**Stated task:** Exactly as written, retype the listing below, omitting the pictures.

**Dataset extract:**

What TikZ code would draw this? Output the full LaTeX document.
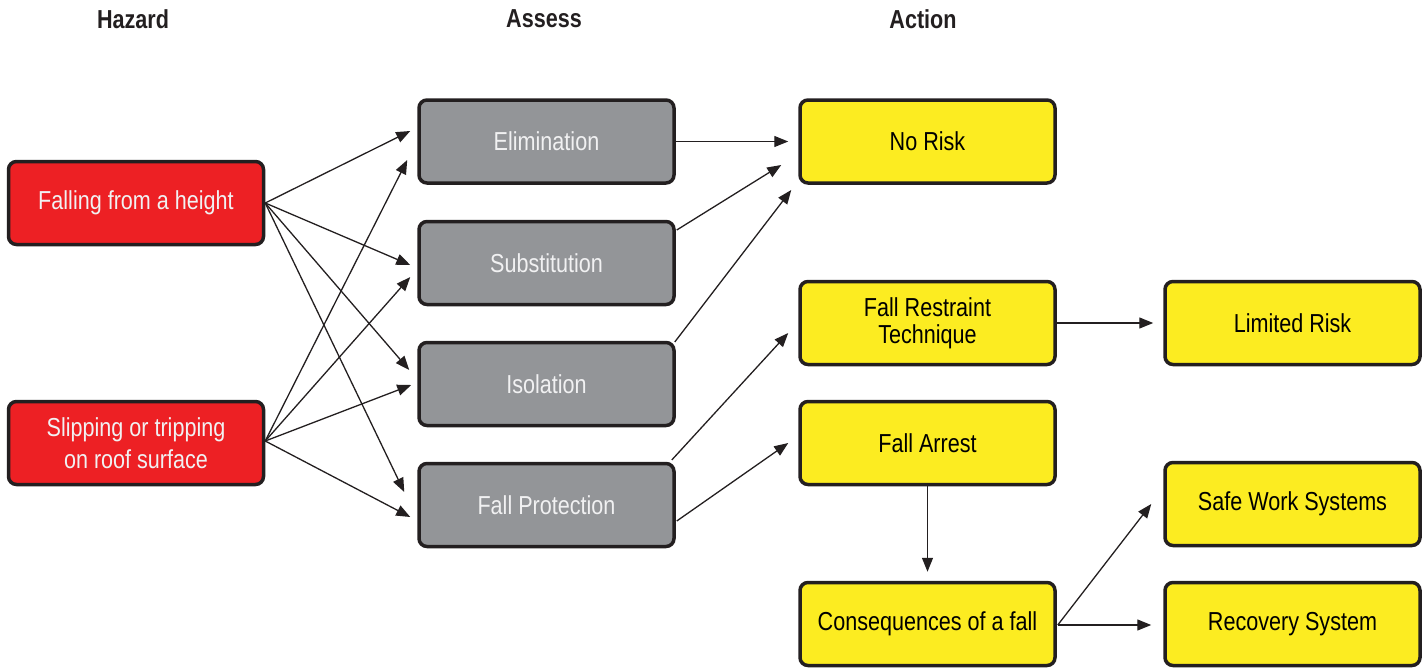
\documentclass[tikz,border=0pt]{standalone}
\usepackage{fontspec}
\setmainfont[FakeStretch=0.83]{Liberation Sans}
\usetikzlibrary{arrows.meta,calc}
\definecolor{hazred}{HTML}{ED2024}
\definecolor{assgray}{HTML}{939598}
\definecolor{actyellow}{HTML}{FCEC21}
\definecolor{edge}{HTML}{231F20}
\definecolor{lighttext}{HTML}{F1F1F2}
\tikzset{
  box/.style={draw=edge, line width=3.5pt, rounded corners=8pt, minimum width=255pt,
    minimum height=83pt, inner sep=0pt, align=center, font=\fontsize{26}{29}\selectfont},
  hazbox/.style={box, fill=hazred, text=lighttext},
  assbox/.style={box, fill=assgray, text=lighttext},
  actbox/.style={box, fill=actyellow, text=black},
  head/.style={font=\fontsize{26}{29}\selectfont\bfseries, text=edge},
  conn/.style={draw=edge, line width=1.3pt, -{Triangle[length=14pt,width=11pt]}}
}
\begin{document}
\begin{tikzpicture}[x=1pt,y=-1pt]
\useasboundingbox (0,0) rectangle (1427,669);
% headers
\node[head] (h1) at (133,19) {Hazard};
\node[head] (h2) at (544,19) {Assess};
\node[head] (h3) at (923,19) {Action};
% hazard
\node[hazbox] (fall) at (136,203) {Falling from a height};
\node[hazbox] (slip) at (136,443) {Slipping or tripping\\[3pt]on roof surface};
% assess
\node[assbox] (elim) at (546.5,141.5) {Elimination};
\node[assbox] (subst) at (546.5,263) {Substitution};
\node[assbox] (iso) at (546.5,384) {Isolation};
\node[assbox] (fp) at (546.5,505) {Fall Protection};
% action
\node[actbox] (norisk) at (927.5,141.5) {No Risk};
\node[actbox] (restr) at (927.5,323) {Fall Restraint\\[-2pt]Technique};
\node[actbox] (arrest) at (927.5,443) {Fall Arrest};
\node[actbox] (cons) at (927.5,624) {Consequences of a fall};
\node[actbox] (limited) at (1292.5,323) {Limited Risk};
\node[actbox] (safe) at (1292.5,504) {Safe Work Systems};
\node[actbox] (recov) at (1292.5,624) {Recovery System};
% hazard -> assess
\draw[conn] (fall.east) -- ($(elim.west)+(-7,-10.5)$);
\draw[conn] (fall.east) -- ($(subst.west)+(-7,2)$);
\draw[conn] (fall.east) -- ($(iso.west)+(-8,-14)$);
\draw[conn] (fall.east) -- ($(fp.west)+(-13,-13)$);
\draw[conn] ($(slip.east)+(0,-2)$) -- ($(elim.west)+(-10,18.5)$);
\draw[conn] ($(slip.east)+(0,-2)$) -- ($(subst.west)+(-7,14)$);
\draw[conn] ($(slip.east)+(0,-2)$) -- ($(iso.west)+(-6,1)$);
\draw[conn] ($(slip.east)+(0,-2)$) -- ($(fp.west)+(-7,12)$);
% assess -> action
\draw[conn] (elim.east) -- ($(norisk.west)+(-10,0)$);
\draw[conn] ($(subst.east)+(1,-33)$) -- ($(norisk.west)+(-17,23.5)$);
\draw[conn] ($(iso.east)+(-1,-42)$) -- ($(norisk.west)+(-7,48.5)$);
\draw[conn] ($(fp.east)+(-4,-45)$) -- ($(restr.west)+(-10,10)$);
\draw[conn] ($(fp.east)+(1,16)$) -- ($(arrest.west)+(-10,0)$);
% action chain
\draw[conn] (restr.east) -- ($(limited.west)+(-10,0)$);
\draw[conn] (arrest.south) -- ($(cons.north)+(0,-9)$);
\draw[conn] ($(cons.east)+(1,1)$) -- ($(safe.west)+(-12,0)$);
\draw[conn] ($(cons.east)+(1,1)$) -- ($(recov.west)+(-12,1)$);
\end{tikzpicture}
\end{document}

**Task result:**
What TikZ code would draw this? Output the full LaTeX document.
\documentclass[tikz,border=0pt]{standalone}
\usepackage{fontspec}
\setmainfont[FakeStretch=0.83]{Liberation Sans}
\usetikzlibrary{arrows.meta,calc}
\definecolor{hazred}{HTML}{ED2024}
\definecolor{assgray}{HTML}{939598}
\definecolor{actyellow}{HTML}{FCEC21}
\definecolor{edge}{HTML}{231F20}
\definecolor{lighttext}{HTML}{F1F1F2}
\tikzset{
  box/.style={draw=edge, line width=3.5pt, rounded corners=8pt, minimum width=255pt,
    minimum height=83pt, inner sep=0pt, align=center, font=\fontsize{26}{29}\selectfont},
  hazbox/.style={box, fill=hazred, text=lighttext},
  assbox/.style={box, fill=assgray, text=lighttext},
  actbox/.style={box, fill=actyellow, text=black},
  head/.style={font=\fontsize{26}{29}\selectfont\bfseries, text=edge},
  conn/.style={draw=edge, line width=1.3pt, -{Triangle[length=14pt,width=11pt]}}
}
\begin{document}
\begin{tikzpicture}[x=1pt,y=-1pt]
\useasboundingbox (0,0) rectangle (1427,669);
% headers
\node[head] (h1) at (133,19) {Hazard};
\node[head] (h2) at (544,19) {Assess};
\node[head] (h3) at (923,19) {Action};
% hazard
\node[hazbox] (fall) at (136,203) {Falling from a height};
\node[hazbox] (slip) at (136,443) {Slipping or tripping\\[3pt]on roof surface};
% assess
\node[assbox] (elim) at (546.5,141.5) {Elimination};
\node[assbox] (subst) at (546.5,263) {Substitution};
\node[assbox] (iso) at (546.5,384) {Isolation};
\node[assbox] (fp) at (546.5,505) {Fall Protection};
% action
\node[actbox] (norisk) at (927.5,141.5) {No Risk};
\node[actbox] (restr) at (927.5,323) {Fall Restraint\\[-2pt]Technique};
\node[actbox] (arrest) at (927.5,443) {Fall Arrest};
\node[actbox] (cons) at (927.5,624) {Consequences of a fall};
\node[actbox] (limited) at (1292.5,323) {Limited Risk};
\node[actbox] (safe) at (1292.5,504) {Safe Work Systems};
\node[actbox] (recov) at (1292.5,624) {Recovery System};
% hazard -> assess
\draw[conn] (fall.east) -- ($(elim.west)+(-7,-10.5)$);
\draw[conn] (fall.east) -- ($(subst.west)+(-7,2)$);
\draw[conn] (fall.east) -- ($(iso.west)+(-8,-14)$);
\draw[conn] (fall.east) -- ($(fp.west)+(-13,-13)$);
\draw[conn] ($(slip.east)+(0,-2)$) -- ($(elim.west)+(-10,18.5)$);
\draw[conn] ($(slip.east)+(0,-2)$) -- ($(subst.west)+(-7,14)$);
\draw[conn] ($(slip.east)+(0,-2)$) -- ($(iso.west)+(-6,1)$);
\draw[conn] ($(slip.east)+(0,-2)$) -- ($(fp.west)+(-7,12)$);
% assess -> action
\draw[conn] (elim.east) -- ($(norisk.west)+(-10,0)$);
\draw[conn] ($(subst.east)+(1,-33)$) -- ($(norisk.west)+(-17,23.5)$);
\draw[conn] ($(iso.east)+(-1,-42)$) -- ($(norisk.west)+(-7,48.5)$);
\draw[conn] ($(fp.east)+(-4,-45)$) -- ($(restr.west)+(-10,10)$);
\draw[conn] ($(fp.east)+(1,16)$) -- ($(arrest.west)+(-10,0)$);
% action chain
\draw[conn] (restr.east) -- ($(limited.west)+(-10,0)$);
\draw[conn] (arrest.south) -- ($(cons.north)+(0,-9)$);
\draw[conn] ($(cons.east)+(1,1)$) -- ($(safe.west)+(-12,0)$);
\draw[conn] ($(cons.east)+(1,1)$) -- ($(recov.west)+(-12,1)$);
\end{tikzpicture}
\end{document}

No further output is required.